60 Jahre Genealogie– Laudatio auf Prof. Dr. Wolfgang Lorenz

„Verantwortung für das Heute kann nur der übernehmen, der weiß, dass er in einer Traditionskette steht, dass er Mittler zwischen dem Gestern und dem Morgen ist…“, dies war die Devise von Wolfgang Lorenz, die er seiner Ahnenliste AL 10833 voran stellte und die ihn begleitete, als er vor 60 Jahren begann, sich höchst wissenschaftlich mit der historischen Hilfswissenschaft Genealogie zu beschäftigen.
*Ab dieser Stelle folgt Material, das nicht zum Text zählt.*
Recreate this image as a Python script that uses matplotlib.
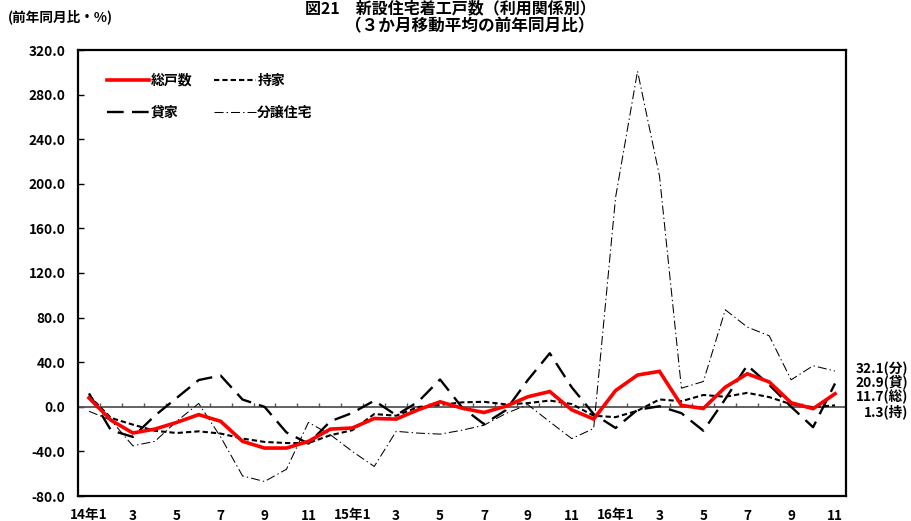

In der 1982 in der Zentralstelle für Genealogie in Leipzig eingereichten, wesentlich erweiterten zweiten Fassung seiner Ahnenliste hatte er nunmehr nicht nur die eigentlichen Kirchenbuchquellen, sondern Akten aus den Staatsarchiven Dresden und Weimar sowie dem Bergarchiv Freiberg, genealogische Nachlässe, gedruckte Quellen und Ahnenlisten anderer Forscher ausgewertet, beschrieb er Vermögensverhältnisse, Schichtenzugehörigkeiten und soziale Auf- und Abstiege. Diese Einsicht in die Komplexität genealogischen Forschens teilte er mit anderen Genealogen, die sich seit  März 1979 in der Arbeitsgemeinschaft (AG) Genealogie beim Kulturbund Leipzig zusammengeschlossen hatten. 1980 stieß Wolfgang Lorenz zu ihnen und übernahm die Funktion des stellvertretenden Vorsitzenden.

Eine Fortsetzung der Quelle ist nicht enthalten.